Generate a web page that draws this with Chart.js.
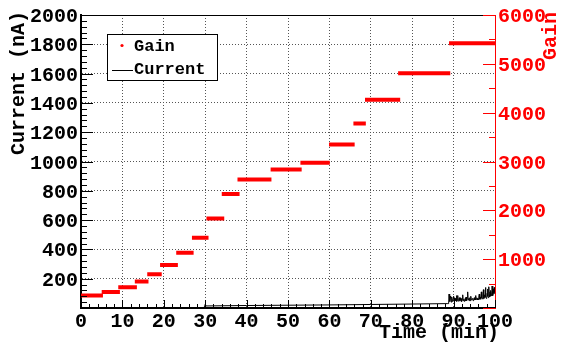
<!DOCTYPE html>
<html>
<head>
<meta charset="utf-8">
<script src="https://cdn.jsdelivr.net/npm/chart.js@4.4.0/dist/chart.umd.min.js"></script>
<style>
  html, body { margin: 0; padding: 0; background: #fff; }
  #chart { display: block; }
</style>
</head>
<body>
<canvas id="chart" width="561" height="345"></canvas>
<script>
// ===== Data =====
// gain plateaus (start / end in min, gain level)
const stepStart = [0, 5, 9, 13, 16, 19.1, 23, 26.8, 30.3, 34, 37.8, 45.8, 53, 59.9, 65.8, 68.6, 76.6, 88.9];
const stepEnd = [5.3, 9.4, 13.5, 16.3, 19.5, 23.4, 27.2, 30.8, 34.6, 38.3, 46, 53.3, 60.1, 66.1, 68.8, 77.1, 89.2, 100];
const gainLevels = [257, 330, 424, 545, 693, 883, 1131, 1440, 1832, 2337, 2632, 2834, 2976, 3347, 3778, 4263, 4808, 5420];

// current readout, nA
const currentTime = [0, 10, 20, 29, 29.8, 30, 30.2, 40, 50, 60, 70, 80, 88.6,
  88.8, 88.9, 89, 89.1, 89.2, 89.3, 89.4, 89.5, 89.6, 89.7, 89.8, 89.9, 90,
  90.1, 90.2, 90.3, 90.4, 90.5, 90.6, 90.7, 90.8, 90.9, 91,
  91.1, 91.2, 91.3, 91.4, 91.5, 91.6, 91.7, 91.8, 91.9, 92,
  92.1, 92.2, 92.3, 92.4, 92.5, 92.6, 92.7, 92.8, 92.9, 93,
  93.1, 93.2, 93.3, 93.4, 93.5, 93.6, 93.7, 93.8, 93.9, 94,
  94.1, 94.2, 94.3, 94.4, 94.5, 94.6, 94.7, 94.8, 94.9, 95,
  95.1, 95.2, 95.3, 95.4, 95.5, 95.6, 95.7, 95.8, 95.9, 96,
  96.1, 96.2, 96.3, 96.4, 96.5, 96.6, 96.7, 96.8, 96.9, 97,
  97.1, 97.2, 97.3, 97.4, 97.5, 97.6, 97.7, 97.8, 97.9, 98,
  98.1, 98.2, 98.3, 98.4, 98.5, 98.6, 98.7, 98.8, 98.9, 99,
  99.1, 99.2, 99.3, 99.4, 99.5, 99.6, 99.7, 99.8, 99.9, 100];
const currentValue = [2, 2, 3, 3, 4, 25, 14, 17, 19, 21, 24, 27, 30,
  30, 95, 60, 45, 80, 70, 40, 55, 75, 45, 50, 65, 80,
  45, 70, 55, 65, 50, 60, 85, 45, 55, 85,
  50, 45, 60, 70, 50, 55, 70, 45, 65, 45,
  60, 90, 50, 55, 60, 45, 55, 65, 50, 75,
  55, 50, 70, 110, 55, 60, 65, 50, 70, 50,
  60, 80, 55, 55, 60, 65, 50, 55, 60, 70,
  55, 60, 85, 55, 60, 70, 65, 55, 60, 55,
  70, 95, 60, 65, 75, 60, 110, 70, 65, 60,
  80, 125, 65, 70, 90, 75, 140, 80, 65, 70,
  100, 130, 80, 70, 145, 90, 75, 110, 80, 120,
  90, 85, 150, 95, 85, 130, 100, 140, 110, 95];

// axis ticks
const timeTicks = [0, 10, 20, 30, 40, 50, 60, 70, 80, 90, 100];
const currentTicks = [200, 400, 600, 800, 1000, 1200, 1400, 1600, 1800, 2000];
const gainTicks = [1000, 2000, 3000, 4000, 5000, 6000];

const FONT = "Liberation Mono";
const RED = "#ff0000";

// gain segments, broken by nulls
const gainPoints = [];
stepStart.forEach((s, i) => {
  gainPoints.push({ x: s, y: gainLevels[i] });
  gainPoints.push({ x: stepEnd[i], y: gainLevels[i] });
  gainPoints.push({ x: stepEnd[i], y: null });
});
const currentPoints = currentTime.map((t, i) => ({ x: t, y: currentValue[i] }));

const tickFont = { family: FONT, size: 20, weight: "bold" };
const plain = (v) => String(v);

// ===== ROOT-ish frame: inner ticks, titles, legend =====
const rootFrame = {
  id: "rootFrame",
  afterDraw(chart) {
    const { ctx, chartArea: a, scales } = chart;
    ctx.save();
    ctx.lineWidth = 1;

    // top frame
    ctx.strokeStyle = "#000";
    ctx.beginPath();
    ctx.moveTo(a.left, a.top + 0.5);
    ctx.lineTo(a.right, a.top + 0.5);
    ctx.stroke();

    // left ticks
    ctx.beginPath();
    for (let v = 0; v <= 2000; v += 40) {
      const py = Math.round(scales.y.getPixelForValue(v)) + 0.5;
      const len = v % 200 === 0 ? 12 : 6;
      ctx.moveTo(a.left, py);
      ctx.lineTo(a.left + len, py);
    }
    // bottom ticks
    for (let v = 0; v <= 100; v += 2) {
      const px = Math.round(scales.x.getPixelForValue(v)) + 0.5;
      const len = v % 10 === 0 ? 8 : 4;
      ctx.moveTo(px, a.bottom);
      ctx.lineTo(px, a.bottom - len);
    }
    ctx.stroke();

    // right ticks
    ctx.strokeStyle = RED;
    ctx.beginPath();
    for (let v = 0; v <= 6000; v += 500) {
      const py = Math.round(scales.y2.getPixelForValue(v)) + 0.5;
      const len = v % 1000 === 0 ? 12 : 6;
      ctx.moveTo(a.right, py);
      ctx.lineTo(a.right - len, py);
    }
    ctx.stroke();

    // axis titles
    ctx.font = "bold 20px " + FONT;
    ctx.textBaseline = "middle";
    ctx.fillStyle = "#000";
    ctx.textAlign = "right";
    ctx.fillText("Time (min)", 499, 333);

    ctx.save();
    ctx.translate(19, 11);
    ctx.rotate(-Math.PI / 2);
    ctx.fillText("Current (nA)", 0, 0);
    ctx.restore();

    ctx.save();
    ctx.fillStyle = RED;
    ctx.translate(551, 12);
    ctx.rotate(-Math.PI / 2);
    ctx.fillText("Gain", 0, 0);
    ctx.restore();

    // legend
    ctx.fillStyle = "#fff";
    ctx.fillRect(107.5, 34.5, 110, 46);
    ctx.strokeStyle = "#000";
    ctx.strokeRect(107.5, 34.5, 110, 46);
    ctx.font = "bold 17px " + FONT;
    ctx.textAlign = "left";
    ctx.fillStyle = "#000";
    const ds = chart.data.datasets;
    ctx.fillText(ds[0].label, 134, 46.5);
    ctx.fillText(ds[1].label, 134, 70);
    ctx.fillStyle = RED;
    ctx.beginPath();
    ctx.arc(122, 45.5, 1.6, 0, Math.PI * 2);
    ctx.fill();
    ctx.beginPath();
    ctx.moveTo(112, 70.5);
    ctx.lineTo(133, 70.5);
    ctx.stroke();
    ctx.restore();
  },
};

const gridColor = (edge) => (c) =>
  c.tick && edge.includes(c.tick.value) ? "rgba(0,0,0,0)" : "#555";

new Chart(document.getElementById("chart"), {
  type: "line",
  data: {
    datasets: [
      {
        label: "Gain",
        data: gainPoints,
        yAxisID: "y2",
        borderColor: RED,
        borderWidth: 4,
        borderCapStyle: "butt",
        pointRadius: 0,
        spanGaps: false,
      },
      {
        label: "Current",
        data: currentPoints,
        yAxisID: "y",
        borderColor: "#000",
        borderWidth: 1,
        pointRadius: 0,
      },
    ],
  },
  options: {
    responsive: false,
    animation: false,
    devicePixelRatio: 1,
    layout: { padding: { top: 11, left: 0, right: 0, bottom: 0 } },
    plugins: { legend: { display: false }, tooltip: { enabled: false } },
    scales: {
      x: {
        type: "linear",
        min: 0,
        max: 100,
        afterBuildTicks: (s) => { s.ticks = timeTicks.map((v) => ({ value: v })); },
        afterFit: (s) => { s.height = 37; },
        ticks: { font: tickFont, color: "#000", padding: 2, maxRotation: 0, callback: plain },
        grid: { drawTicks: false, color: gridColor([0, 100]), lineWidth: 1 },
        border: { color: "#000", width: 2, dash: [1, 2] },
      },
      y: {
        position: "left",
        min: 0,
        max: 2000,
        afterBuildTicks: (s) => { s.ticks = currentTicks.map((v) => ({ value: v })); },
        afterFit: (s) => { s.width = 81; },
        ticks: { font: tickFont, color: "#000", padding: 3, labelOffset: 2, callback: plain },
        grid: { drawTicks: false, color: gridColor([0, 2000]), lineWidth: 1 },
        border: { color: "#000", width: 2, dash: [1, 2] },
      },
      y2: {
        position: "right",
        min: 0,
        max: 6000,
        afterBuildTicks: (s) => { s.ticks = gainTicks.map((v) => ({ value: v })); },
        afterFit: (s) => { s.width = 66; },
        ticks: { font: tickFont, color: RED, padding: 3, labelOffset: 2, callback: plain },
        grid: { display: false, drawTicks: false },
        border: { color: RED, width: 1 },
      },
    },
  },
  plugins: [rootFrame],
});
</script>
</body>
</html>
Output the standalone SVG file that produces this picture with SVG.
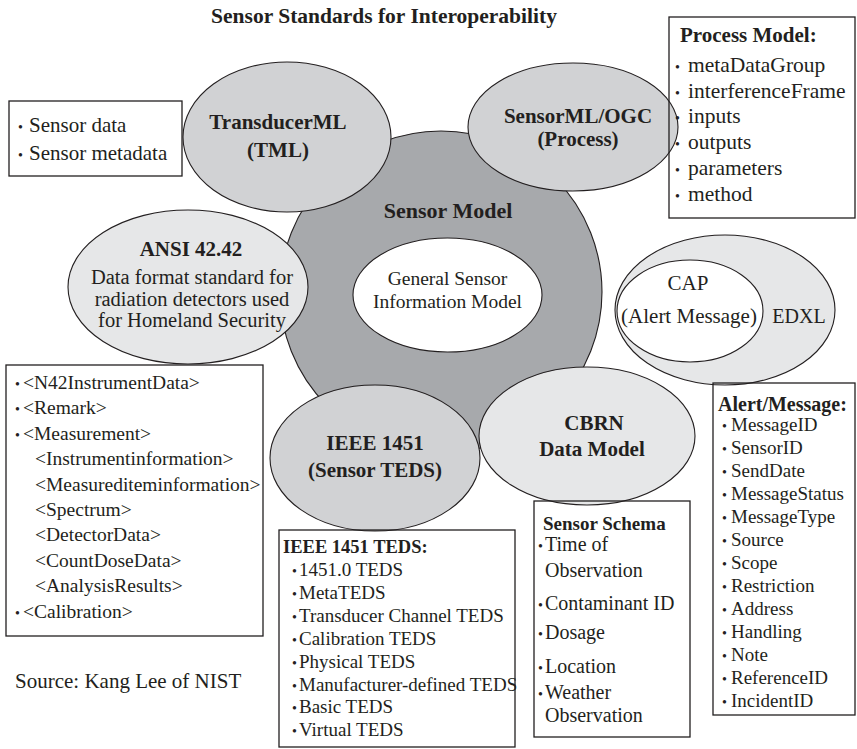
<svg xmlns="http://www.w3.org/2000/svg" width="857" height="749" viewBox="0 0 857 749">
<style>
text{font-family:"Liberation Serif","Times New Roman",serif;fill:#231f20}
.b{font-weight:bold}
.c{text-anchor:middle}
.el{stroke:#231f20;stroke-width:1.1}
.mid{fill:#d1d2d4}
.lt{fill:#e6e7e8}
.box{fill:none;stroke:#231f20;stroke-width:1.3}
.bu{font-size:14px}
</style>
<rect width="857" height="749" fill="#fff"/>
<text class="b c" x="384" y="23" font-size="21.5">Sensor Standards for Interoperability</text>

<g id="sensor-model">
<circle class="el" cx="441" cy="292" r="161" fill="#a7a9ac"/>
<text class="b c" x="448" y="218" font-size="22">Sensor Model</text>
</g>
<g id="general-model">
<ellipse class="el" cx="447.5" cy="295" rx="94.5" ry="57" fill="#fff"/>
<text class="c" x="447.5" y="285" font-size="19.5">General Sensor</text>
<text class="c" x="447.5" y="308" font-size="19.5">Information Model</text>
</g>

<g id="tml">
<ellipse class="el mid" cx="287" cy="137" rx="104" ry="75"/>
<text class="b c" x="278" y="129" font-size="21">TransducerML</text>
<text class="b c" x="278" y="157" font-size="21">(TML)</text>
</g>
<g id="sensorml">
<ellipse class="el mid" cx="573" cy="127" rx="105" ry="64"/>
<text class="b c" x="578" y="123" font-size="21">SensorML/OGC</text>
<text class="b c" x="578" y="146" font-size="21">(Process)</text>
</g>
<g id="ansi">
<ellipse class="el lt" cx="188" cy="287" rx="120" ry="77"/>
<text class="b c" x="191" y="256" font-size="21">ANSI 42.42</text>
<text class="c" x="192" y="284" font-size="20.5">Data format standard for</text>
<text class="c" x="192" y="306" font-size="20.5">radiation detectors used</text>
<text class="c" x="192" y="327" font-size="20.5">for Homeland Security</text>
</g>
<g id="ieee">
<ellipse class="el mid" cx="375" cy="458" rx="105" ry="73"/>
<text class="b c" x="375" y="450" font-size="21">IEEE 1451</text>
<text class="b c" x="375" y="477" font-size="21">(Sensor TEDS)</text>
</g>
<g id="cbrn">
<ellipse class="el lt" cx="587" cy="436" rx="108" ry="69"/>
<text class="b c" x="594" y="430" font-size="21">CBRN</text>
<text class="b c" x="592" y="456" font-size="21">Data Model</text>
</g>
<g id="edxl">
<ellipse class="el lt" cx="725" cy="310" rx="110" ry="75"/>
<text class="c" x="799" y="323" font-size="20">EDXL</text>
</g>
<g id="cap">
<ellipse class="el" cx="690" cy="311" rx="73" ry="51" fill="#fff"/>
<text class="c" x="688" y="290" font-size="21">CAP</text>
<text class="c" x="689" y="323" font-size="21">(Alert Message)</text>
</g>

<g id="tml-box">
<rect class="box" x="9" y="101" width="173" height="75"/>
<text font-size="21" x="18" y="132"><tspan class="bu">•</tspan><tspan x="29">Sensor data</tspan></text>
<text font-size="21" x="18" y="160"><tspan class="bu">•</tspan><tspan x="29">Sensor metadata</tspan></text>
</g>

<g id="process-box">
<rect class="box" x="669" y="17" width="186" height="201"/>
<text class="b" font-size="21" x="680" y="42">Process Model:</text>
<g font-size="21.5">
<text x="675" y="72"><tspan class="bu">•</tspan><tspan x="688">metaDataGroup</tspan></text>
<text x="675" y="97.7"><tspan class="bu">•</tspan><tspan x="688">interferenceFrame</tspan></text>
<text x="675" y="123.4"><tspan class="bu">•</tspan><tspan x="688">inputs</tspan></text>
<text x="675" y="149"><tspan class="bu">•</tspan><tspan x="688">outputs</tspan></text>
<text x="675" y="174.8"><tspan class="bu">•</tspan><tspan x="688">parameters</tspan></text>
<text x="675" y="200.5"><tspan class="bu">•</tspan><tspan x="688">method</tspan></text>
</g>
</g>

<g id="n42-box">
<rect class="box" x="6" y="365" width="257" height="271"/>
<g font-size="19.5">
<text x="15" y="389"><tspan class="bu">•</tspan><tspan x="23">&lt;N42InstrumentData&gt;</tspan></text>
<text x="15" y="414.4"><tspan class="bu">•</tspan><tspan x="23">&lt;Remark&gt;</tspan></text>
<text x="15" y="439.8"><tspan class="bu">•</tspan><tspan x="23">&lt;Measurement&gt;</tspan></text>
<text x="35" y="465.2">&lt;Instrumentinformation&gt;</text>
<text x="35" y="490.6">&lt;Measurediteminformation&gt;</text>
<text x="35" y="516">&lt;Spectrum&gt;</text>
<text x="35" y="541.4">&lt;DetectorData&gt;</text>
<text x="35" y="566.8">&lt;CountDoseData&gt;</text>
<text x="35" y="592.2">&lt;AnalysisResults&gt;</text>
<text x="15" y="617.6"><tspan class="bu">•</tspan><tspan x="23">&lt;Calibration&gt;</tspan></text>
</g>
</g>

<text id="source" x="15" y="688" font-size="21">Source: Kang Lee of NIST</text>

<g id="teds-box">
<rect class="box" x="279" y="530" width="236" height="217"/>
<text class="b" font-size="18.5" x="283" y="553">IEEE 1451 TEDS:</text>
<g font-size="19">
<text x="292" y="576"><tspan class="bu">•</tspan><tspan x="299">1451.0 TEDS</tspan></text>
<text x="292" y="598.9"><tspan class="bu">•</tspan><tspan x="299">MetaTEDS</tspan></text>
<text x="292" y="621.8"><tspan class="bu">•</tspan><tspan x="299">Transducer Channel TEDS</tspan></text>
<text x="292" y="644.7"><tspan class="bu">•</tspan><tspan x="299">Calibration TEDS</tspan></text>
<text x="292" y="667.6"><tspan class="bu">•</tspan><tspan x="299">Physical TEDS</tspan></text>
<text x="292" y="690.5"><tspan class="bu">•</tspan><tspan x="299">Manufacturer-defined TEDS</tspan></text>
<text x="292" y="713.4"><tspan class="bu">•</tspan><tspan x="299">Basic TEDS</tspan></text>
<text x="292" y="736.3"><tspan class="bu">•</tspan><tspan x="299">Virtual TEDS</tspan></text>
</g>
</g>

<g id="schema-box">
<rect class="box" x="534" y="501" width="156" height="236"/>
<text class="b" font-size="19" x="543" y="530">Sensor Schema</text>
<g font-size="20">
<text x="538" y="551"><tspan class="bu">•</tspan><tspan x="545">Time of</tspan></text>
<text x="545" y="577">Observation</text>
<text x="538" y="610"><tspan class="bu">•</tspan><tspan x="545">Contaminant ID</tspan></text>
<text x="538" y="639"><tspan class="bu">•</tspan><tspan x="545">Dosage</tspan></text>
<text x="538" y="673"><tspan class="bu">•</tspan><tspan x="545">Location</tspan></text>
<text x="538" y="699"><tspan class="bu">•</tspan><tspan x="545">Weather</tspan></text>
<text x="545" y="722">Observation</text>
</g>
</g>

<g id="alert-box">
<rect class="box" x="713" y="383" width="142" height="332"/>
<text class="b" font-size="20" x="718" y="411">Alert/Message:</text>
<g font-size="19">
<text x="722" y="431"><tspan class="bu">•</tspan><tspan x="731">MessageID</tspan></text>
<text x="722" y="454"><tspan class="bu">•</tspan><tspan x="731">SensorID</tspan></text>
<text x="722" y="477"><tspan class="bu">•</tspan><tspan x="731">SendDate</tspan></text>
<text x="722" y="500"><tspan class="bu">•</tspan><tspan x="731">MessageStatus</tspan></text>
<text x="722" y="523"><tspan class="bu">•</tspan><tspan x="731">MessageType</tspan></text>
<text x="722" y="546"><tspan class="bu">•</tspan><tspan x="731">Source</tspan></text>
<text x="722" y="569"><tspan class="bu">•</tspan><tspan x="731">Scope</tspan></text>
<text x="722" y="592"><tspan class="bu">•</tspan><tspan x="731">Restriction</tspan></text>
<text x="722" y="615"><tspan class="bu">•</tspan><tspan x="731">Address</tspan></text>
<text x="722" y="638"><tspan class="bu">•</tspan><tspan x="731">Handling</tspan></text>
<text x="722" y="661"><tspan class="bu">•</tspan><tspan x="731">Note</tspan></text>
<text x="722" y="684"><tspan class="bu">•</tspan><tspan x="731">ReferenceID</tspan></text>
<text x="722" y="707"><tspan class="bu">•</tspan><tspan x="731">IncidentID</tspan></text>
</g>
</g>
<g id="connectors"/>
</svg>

What to do:
Which lines hold the string "this"? List them all.

Exercise output:
Generate a web page that draws this with Chart.js.
Output the standalone SVG file that produces this picture with SVG.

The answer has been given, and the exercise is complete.